Last week I met an old CNET friend for lunch in Sausalito (@Fish), and since I had the morning open I brought my plein air kit to paint a bit.  I’ve been painting in my studio lately because my next “big goal” is to scale my work up.  Paining this reminded me of what I like about plein air painting: the immediacy, fresh, no-fuss impression. Keeps me loose. I suppose the best way to grow is to continue to mix plein air, ala prima and studio and try to find the right balance.

I am having a lot of trouble painting larger works. Technically, I have to get used to painting on dry (or semi-dry) surfaces, but mentally, it’s difficult for me to sustain the emotional energy I expend on small works.  Have you faced these kinds of challenges?  How have you made this transition?

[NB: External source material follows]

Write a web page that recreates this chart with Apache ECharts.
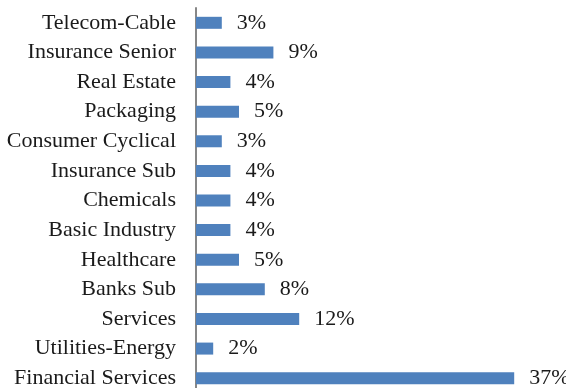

Sausalito Harbor, Oil on Canvas, 8x10
Sausalito Harbor, Oil on Canvas, 8x10


One thought on “Sausalito Harbor”

  1. One solution I’ve discovered that works for me personally is to not work on a piece exclusively in the studio. That is, I’ll start a large piece in the field and take it as far as I can. Then, I’ll take it to the studio to finish it up. I’ll spend considerable time doing so – working from reference photos I’ve shot, scraping out passages, etc. The energy I felt in the field really carries through to the studio when I do it this way. As for working on a piece exclusively in the studio, that’s a lot harder, and I haven’t found a solution that totally works. What I do is try to treat it like a plein air piece – large brush, big strokes, with a time limit. Even the big ones.

    As for the dry surface, I find I’m enjoying that. You can add a medium to that will slow the drying time so it stays wet for days, but I do like the broken brush strokes I get when laying fresh paint down over dry. (I’ll squirt a bit of retouch varnish on the surface first so I can see the colors of the old paint better.)

    Carry on! I like your recent work quite a bit.